Un súbito tsunami de mis neuronas amerizó con una pista: ese día yo me había tomado un colectivo. Uno de esos pulcros y funcionales ejemplares públicos que, inicialmente, antes de la expansión de las combis, llamábamos “diferenciales”. Éste era “expreso”. Mi colectivo favorito. Caminé hasta Plaza Italia y lo abordé. Miré al colectivero como si supiera el secreto y no me lo quisiera compartir. Pasé la Sube como si el saldo en la pequeña pantalla fuera a decirme la palabra mágica. Avancé como siempre hasta los últimos asientos de ese micro encantador, paradójicamente apesadumbrado por esa ausencia en mi alma (el peso de algo que no está). Una idea propia perdida se busca en la oscuridad sin poder usar las manos.

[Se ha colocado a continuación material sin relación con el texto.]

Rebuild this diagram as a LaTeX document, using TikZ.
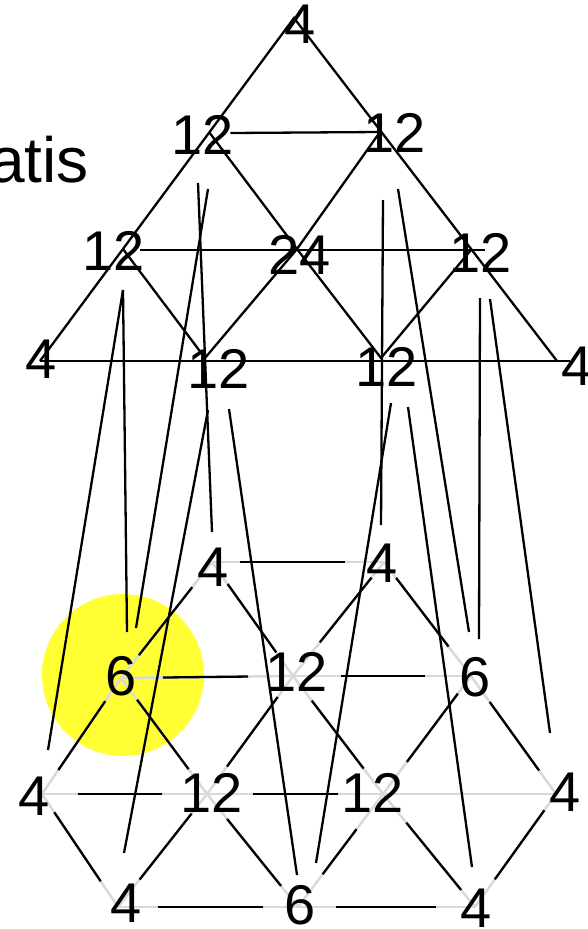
\documentclass[tikz,border=0pt]{standalone}
\usepackage{fontspec}
\setmainfont{Liberation Sans}
\definecolor{hilite}{HTML}{FFFF33}
\definecolor{lattice}{HTML}{D9D9D9}

\begin{document}
\begin{tikzpicture}[x=1pt,y=-1pt,
  lbl/.style={inner sep=0pt,font=\fontsize{56}{60}\selectfont},
  edge/.style={line width=2.3pt},
  grid/.style={lattice,line width=2.5pt},
  seg/.style 2 args={line width=2.3pt,shorten <=#1pt,shorten >=#2pt}]
  \useasboundingbox (0,0) rectangle (588,929);
  % highlighted class
  \fill[hilite] (123,675) circle[radius=81pt];
  % lattice points
  \foreach \n/\x/\y in {t0/294/18,a1/209/132,a2/380/132,b1/123/249,b2/297/249,b3/471/250,
      c1/40/361,c2/205/358,c3/381/358,c4/557/361,
      d1/212/562,d2/384/562,e1/121/678,e2/293/676,e3/471/676,
      f1/42/794,f2/207/794,f3/383/794,f4/556/794,g1/118/907,g2/298/907,g3/475/907}
    \coordinate (\n) at (\x,\y);
  % lower lattice, grey
  \foreach \a/\b in {d1/d2,e1/e2,e2/e3,f1/f2,f2/f3,f3/f4,g1/g2,g2/g3,
      d1/e1,d1/e2,d2/e2,d2/e3,e1/f1,e1/f2,e2/f2,e2/f3,e3/f3,e3/f4,
      f1/g1,f2/g1,f2/g2,f3/g2,f3/g3,f4/g3}
    \draw[grid] (\a) -- (\b);
  % class sizes
  \foreach \n/\x/\y/\t in {t0/300/24/4,a1/203/135/12,a2/395/133/12,b1/114/251/12,b2/300/255/24,
      b3/481/253/12,c1/41/359/4,c2/219/369/12,c3/387/367/12,c4/577/366/4,
      d1/213/567/4,d2/382/563/4,e1/121/676/6,e2/297/672/12,e3/475/677/6,
      f1/34/796/4,f2/212/793/12,f3/373/793/12,f4/565/792/4,
      g1/126/903/4,g2/300/905/6,g3/476/908/4}
    \node[lbl] (l\n) at (\x,\y) {\t};
  \node[font=\fontsize{64}{70}\selectfont,anchor=base east,inner sep=0pt] (title) at (89,182) {atis};
  % upper triangle
  \draw[edge] (c1) -- (t0) -- (c4);
  \draw[edge] ([shift={(-4,-2)}]la1.east) -- (a2);
  \draw[edge] ([shift={(-5,-1)}]lb1.east) -- ([shift={(4,-3)}]lb3.center);
  \draw[edge] (c1) -- ([shift={(-7,-5)}]lc4.center);
  \draw[edge] (a1) -- (b2) -- (a2);
  \draw[edge] (b1) -- (c2) -- (b2) -- (c3) -- (b3);
  % lower lattice, black
  \foreach \a/\b/\s/\e in {d1/e1/32/29,d1/e2/27/29,d2/e2/20/43,d2/e3/20/37,
      e1/f1/28/29,e1/f2/27/31,e2/f2/26/34,e2/f3/31/32,e3/f3/22/40,e3/f4/32/29,
      f1/g1/22/31,f2/g1/25/35,f2/g2/32/27,f3/g2/44/41,f3/g3/37/22,f4/g3/20/34,
      d1/d2/28/39,e1/e2/42/45,e2/e3/48/46,f1/f2/36/45,f2/f3/46/45,g1/g2/40/35,g2/g3/38/39}
    \draw[seg={\s}{\e}] (\a) -- (\b);
  % links between the two lattices
  \draw[edge] ([shift={(-5,48)}]la1.center) -- ([shift={(-1,-35)}]ld1.center);
  \draw[edge] ([shift={(5,54)}]la1.center) -- ([shift={(15,-48)}]le1.center);
  \draw[edge] ([shift={(9,39)}]lb1.center) -- ([shift={(6,-44)}]le1.center);
  \draw[edge] ([shift={(9,39)}]lb1.center) -- ([shift={(14,-46)}]lf1.center);
  \draw[edge] ([shift={(-11,41)}]lc2.center) -- ([shift={(-2,-50)}]lg1.center);
  \draw[edge] ([shift={(10,40)}]lc2.center) -- ([shift={(-3,-30)}]lg2.center);
  \draw[edge] ([shift={(-12,67)}]la2.center) -- ([shift={(-1,-38)}]ld2.center);
  \draw[edge] ([shift={(3,56)}]la2.center) -- ([shift={(-6,-45)}]le3.center);
  \draw[edge] ([shift={(-1,45)}]lb3.center) -- ([shift={(4,-38)}]le3.center);
  \draw[edge] ([shift={(9,46)}]lb3.center) -- ([shift={(-15,-59)}]lf4.center);
  \draw[edge] ([shift={(4,36)}]lc3.center) -- ([shift={(16,-42)}]lg2.center);
  \draw[edge] ([shift={(21,40)}]lc3.center) -- ([shift={(-4,-41)}]lg3.center);
\end{tikzpicture}
\end{document}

En un asiento diagonal al mío, un niño y su padre trataban de leer juntos algo del celular. El micro subió a la ruta y cuando pasábamos por el primer barrio privado, el padre le propuso al hijo: -Mejor te cuento un cuento.
Me disponía a escucharlo, subrepticiamente; pero un impacto brutal estalló contra mi ventanilla: una pelota de golf recién lanzada. Afortunadamente, solo astilló el cristal. Gracias al aire acondicionado, llevábamos todas las ventanas cerradas. De otro modo, esta búsqueda de una narración que comenzó con una referencia a Herzl, podría haber terminado con otra a Moshé Dayán. Pero habiendo salvado mi integridad, me dije: “La inspiración tocó tu corazón con guantes: no dejó sus huellas digitales. Solo el ademán de una ilusión. Un crimen perfecto: la sombra de una joya que nunca viste. Pero las grandes ideas incluyen en sí mismas la capacidad de ser recordadas: si lo era, volverá cuando encuentre su momento. Las ideas, a diferencia de las personas, tienen más de una oportunidad”. Herzl había anotado la suya, y con eso por ahora alcanzaba.